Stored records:

━━━━

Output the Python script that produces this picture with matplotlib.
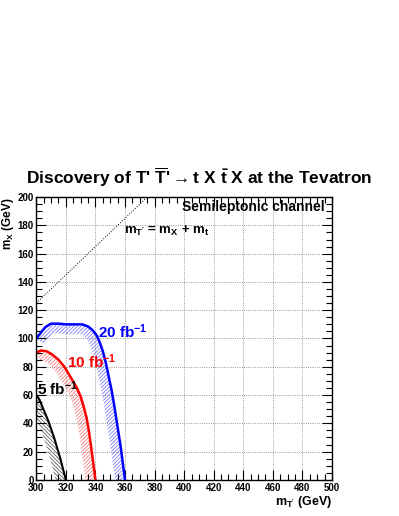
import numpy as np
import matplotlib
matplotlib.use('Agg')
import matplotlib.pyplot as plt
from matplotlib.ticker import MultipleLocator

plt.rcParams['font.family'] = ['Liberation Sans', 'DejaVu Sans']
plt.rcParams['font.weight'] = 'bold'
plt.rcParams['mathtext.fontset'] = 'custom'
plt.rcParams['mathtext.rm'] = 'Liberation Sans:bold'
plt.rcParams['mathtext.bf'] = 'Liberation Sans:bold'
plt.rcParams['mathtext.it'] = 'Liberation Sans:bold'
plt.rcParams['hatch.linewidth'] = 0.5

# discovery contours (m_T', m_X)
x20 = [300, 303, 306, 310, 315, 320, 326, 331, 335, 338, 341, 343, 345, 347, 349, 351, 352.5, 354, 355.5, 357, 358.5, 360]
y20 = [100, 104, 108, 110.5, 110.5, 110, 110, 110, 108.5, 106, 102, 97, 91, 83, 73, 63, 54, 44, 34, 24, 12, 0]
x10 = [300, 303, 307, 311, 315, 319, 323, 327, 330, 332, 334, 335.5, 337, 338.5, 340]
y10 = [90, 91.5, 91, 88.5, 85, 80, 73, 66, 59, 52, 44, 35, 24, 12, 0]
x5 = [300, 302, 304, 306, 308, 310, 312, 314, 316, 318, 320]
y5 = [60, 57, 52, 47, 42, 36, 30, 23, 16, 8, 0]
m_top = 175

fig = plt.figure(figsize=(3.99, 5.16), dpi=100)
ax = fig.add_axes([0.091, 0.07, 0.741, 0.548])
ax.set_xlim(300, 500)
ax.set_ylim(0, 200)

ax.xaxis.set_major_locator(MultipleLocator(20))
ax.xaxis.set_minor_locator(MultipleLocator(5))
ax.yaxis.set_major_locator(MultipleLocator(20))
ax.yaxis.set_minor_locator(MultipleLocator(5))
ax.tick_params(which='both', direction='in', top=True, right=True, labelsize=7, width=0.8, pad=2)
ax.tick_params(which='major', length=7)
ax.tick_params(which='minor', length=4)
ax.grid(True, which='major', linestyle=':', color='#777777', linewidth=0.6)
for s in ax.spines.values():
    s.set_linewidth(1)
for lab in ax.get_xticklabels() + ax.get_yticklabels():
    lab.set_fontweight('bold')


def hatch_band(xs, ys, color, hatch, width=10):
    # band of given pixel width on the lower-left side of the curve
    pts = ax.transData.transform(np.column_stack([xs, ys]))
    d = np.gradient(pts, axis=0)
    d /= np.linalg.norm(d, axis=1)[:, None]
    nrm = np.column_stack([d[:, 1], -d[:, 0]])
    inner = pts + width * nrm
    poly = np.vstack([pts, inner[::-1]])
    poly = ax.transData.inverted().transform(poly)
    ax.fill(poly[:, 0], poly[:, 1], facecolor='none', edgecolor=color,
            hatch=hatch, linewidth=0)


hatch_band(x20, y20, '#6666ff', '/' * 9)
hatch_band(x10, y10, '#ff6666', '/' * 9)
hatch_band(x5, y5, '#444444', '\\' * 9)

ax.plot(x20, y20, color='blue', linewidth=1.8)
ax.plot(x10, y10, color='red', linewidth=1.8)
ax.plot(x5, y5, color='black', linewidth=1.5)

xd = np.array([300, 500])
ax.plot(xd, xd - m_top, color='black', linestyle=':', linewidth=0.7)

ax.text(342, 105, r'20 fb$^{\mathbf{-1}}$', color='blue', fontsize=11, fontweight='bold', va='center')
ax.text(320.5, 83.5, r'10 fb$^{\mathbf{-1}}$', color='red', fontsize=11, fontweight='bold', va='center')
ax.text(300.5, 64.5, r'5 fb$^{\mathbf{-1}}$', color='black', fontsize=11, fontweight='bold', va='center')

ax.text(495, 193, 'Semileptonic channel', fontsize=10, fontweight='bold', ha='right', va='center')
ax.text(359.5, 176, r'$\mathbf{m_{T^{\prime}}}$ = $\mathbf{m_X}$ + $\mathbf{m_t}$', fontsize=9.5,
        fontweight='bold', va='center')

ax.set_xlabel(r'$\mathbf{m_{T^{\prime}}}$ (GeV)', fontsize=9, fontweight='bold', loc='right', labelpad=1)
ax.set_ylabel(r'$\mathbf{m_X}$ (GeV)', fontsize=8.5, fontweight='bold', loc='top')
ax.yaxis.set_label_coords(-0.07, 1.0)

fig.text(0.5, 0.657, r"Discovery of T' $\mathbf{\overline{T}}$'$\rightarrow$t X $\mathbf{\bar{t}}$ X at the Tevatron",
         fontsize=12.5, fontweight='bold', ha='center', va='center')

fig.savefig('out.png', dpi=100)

━━━━

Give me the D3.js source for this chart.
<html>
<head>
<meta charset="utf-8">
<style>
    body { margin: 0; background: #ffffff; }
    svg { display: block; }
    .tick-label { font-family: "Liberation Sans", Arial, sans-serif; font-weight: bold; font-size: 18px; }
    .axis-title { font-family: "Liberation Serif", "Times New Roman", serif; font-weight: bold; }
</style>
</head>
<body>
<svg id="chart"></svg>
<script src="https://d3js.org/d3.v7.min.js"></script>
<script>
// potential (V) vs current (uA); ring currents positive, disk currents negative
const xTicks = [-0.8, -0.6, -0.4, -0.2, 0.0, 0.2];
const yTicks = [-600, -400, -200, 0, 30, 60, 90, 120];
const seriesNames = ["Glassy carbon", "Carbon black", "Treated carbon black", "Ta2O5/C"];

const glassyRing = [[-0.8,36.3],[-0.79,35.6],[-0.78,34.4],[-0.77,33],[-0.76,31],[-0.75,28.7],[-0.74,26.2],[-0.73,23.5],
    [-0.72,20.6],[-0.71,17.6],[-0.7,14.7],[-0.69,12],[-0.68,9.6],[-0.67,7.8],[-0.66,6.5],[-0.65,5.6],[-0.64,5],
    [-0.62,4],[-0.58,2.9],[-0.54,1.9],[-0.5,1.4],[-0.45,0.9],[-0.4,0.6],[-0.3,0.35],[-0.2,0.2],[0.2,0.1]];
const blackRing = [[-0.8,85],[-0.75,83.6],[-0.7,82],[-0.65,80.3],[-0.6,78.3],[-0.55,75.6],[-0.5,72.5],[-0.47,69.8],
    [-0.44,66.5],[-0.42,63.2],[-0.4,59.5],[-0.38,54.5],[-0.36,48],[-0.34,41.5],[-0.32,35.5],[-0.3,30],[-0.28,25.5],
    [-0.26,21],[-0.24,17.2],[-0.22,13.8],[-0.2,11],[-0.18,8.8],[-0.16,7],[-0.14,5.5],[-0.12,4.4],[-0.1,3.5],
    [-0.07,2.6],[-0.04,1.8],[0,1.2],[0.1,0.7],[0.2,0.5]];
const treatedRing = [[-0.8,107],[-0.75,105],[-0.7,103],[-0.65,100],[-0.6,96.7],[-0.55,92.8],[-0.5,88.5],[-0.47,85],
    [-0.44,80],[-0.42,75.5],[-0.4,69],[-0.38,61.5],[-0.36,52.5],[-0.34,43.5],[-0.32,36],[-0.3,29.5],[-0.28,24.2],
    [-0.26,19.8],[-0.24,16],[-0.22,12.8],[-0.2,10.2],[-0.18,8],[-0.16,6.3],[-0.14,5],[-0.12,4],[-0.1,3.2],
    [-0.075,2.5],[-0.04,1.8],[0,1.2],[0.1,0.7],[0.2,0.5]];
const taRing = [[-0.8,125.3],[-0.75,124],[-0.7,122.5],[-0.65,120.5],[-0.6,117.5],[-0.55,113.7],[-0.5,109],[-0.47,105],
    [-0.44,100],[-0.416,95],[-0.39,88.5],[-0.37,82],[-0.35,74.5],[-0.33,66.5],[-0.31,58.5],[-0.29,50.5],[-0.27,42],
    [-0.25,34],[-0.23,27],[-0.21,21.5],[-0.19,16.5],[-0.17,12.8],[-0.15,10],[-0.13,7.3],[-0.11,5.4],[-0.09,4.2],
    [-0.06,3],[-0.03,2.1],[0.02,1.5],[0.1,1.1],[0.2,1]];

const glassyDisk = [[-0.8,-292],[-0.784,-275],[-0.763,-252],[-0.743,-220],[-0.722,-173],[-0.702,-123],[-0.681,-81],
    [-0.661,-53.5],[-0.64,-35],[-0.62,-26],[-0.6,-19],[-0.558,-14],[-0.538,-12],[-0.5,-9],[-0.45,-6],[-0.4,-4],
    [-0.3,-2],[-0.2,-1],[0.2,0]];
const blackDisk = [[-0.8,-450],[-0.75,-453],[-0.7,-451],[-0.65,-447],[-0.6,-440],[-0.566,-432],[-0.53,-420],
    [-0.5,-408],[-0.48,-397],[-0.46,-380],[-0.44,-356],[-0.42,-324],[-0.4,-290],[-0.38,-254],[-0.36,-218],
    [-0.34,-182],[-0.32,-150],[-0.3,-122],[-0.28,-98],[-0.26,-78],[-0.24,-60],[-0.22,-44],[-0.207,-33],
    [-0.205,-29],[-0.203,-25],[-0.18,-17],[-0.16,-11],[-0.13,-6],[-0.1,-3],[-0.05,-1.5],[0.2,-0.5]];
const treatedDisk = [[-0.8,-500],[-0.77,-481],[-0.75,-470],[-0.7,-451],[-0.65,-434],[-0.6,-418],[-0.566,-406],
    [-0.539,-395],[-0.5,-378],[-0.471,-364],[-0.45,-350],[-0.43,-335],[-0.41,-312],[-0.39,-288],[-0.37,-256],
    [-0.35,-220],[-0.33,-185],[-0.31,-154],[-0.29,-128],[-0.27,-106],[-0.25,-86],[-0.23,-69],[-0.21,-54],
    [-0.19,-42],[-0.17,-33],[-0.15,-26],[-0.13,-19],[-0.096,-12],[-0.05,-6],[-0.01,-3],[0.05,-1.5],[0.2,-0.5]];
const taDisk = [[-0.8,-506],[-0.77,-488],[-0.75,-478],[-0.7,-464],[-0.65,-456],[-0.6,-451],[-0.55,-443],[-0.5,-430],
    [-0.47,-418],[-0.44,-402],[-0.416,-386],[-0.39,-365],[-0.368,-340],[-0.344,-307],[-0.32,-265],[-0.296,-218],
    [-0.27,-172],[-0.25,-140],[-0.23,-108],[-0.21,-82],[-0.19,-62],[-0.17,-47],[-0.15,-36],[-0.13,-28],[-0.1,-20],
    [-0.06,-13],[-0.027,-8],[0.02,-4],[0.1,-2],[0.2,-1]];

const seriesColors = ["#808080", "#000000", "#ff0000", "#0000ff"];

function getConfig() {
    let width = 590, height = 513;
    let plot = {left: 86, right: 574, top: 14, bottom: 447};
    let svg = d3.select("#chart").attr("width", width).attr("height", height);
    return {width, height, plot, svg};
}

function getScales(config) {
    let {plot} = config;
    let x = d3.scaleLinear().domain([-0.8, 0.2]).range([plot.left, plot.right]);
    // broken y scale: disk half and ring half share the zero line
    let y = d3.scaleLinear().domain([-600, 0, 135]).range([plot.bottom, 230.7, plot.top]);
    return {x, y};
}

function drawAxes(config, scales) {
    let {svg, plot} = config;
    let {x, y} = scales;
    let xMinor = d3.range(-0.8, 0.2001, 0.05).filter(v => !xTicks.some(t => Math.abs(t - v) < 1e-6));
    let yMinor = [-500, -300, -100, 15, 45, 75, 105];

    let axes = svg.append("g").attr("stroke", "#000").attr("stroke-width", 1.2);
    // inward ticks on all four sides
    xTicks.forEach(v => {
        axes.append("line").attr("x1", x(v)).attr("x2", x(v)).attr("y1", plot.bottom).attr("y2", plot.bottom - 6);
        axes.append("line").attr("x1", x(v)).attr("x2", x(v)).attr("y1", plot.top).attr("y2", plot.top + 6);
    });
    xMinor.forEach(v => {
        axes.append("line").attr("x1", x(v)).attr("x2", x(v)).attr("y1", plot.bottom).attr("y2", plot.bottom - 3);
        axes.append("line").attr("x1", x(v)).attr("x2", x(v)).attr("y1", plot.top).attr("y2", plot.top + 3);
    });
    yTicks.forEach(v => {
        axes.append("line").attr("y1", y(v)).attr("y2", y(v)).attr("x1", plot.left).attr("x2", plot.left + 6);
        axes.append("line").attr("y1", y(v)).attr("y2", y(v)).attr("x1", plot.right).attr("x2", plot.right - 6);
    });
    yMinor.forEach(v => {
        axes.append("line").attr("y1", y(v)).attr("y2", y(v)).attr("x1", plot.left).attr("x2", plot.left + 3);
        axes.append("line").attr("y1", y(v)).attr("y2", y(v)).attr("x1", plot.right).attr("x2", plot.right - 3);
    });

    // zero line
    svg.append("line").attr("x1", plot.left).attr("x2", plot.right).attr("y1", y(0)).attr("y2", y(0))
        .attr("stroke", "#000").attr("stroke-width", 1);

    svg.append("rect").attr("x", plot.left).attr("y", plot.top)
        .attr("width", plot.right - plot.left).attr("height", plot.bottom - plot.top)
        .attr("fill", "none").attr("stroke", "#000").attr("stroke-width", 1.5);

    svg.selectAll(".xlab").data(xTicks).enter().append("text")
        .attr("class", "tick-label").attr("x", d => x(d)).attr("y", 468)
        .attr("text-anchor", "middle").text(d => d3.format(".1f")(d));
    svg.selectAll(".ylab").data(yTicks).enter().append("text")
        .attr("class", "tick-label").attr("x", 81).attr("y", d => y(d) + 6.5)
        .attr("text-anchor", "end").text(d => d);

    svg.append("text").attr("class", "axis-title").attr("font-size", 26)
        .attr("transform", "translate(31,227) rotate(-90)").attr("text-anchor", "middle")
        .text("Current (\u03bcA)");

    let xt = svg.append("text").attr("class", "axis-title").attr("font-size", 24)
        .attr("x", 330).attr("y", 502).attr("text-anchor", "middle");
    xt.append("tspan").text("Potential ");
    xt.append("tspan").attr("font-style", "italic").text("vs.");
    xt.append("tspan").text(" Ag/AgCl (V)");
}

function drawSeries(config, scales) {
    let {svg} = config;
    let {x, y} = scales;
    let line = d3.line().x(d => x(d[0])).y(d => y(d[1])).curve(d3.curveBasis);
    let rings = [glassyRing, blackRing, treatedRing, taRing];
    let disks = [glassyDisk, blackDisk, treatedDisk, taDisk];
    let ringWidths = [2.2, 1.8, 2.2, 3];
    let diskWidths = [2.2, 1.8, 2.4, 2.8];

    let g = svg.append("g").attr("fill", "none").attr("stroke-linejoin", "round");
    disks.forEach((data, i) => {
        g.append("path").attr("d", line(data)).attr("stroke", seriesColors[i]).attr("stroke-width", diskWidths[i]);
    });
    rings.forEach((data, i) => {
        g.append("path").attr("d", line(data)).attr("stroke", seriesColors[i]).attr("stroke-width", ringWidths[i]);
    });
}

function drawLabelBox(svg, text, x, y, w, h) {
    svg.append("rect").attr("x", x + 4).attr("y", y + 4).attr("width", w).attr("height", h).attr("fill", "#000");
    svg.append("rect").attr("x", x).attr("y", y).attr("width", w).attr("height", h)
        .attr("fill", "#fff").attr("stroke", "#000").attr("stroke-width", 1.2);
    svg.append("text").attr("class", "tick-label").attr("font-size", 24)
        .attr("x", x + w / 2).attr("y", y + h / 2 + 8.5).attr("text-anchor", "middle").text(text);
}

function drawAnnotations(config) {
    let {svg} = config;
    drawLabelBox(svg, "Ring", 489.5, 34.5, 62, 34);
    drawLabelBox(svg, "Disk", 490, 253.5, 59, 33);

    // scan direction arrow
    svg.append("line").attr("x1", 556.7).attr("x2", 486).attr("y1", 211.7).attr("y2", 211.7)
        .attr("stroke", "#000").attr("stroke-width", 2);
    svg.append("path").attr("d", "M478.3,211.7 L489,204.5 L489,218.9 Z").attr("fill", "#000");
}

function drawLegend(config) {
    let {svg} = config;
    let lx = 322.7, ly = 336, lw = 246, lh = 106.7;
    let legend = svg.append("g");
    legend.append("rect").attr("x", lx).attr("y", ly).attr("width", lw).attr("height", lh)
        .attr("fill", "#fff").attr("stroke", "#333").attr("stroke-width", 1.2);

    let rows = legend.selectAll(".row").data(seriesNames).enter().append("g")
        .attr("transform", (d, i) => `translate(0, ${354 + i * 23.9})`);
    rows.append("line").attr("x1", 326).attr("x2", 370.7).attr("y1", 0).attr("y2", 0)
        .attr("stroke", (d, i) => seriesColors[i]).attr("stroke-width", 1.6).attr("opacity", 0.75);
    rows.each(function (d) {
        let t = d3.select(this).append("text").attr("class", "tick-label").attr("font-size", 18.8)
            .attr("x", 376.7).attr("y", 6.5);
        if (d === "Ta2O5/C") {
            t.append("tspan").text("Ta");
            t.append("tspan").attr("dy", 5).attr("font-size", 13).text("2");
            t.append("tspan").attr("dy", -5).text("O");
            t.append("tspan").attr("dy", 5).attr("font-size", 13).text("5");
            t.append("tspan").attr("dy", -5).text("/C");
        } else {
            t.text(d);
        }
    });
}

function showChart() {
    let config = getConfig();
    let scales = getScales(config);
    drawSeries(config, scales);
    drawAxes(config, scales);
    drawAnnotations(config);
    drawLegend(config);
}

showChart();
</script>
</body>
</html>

━━━━

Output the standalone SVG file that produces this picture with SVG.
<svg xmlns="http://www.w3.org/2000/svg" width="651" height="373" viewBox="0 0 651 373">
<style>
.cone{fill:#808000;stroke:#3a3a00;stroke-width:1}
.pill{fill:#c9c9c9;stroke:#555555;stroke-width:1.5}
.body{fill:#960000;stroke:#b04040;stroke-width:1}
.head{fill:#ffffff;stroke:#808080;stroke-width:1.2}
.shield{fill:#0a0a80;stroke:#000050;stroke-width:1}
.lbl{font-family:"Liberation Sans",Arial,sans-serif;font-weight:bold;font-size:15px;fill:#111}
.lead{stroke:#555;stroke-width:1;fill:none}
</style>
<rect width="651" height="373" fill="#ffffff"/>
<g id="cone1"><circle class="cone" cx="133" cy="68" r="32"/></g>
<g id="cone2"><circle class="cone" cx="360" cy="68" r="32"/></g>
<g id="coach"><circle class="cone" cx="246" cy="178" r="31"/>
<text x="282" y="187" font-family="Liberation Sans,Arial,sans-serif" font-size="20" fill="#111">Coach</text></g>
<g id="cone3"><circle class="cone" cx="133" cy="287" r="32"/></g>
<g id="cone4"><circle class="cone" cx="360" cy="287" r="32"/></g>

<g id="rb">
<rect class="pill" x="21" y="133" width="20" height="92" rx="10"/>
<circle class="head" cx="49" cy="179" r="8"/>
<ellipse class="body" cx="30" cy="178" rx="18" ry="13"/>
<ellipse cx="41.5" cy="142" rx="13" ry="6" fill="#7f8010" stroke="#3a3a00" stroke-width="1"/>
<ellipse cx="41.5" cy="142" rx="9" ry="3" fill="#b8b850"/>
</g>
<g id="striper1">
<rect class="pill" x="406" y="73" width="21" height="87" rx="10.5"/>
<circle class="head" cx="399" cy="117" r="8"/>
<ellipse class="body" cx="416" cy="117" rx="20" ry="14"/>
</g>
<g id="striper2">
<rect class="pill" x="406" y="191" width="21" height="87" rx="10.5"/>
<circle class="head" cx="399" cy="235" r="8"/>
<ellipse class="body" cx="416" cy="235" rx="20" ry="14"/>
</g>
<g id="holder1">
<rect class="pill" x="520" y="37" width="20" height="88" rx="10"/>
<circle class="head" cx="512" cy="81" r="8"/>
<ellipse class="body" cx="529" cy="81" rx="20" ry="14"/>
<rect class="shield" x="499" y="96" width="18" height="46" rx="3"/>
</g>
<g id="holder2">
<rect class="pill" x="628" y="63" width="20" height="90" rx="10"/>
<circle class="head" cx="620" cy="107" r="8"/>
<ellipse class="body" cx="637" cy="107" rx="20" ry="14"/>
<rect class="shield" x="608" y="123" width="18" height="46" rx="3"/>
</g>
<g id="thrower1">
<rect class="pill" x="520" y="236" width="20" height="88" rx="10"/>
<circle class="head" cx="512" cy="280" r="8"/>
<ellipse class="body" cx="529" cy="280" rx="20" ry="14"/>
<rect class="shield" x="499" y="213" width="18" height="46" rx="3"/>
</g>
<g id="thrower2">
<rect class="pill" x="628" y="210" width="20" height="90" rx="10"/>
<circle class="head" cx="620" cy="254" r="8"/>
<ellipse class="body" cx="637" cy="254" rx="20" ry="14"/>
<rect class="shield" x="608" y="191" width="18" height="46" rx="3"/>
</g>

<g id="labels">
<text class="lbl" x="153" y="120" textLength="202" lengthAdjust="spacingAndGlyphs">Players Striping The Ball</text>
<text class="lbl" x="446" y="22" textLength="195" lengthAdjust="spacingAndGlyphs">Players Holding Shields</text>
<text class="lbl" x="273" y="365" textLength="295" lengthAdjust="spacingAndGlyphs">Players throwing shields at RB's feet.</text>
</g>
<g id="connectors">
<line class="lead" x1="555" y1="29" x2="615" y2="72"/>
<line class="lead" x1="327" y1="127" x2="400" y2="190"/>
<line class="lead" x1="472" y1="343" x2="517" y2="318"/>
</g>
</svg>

━━━━

Leave out every picture, then retype exactly the lines from the one containing "Output the Python" through the one containing "ax.set_ylim(0, 200)".

Output the Python script that produces this picture with matplotlib.
import numpy as np
import matplotlib
matplotlib.use('Agg')
import matplotlib.pyplot as plt
from matplotlib.ticker import MultipleLocator

plt.rcParams['font.family'] = ['Liberation Sans', 'DejaVu Sans']
plt.rcParams['font.weight'] = 'bold'
plt.rcParams['mathtext.fontset'] = 'custom'
plt.rcParams['mathtext.rm'] = 'Liberation Sans:bold'
plt.rcParams['mathtext.bf'] = 'Liberation Sans:bold'
plt.rcParams['mathtext.it'] = 'Liberation Sans:bold'
plt.rcParams['hatch.linewidth'] = 0.5

# discovery contours (m_T', m_X)
x20 = [300, 303, 306, 310, 315, 320, 326, 331, 335, 338, 341, 343, 345, 347, 349, 351, 352.5, 354, 355.5, 357, 358.5, 360]
y20 = [100, 104, 108, 110.5, 110.5, 110, 110, 110, 108.5, 106, 102, 97, 91, 83, 73, 63, 54, 44, 34, 24, 12, 0]
x10 = [300, 303, 307, 311, 315, 319, 323, 327, 330, 332, 334, 335.5, 337, 338.5, 340]
y10 = [90, 91.5, 91, 88.5, 85, 80, 73, 66, 59, 52, 44, 35, 24, 12, 0]
x5 = [300, 302, 304, 306, 308, 310, 312, 314, 316, 318, 320]
y5 = [60, 57, 52, 47, 42, 36, 30, 23, 16, 8, 0]
m_top = 175

fig = plt.figure(figsize=(3.99, 5.16), dpi=100)
ax = fig.add_axes([0.091, 0.07, 0.741, 0.548])
ax.set_xlim(300, 500)
ax.set_ylim(0, 200)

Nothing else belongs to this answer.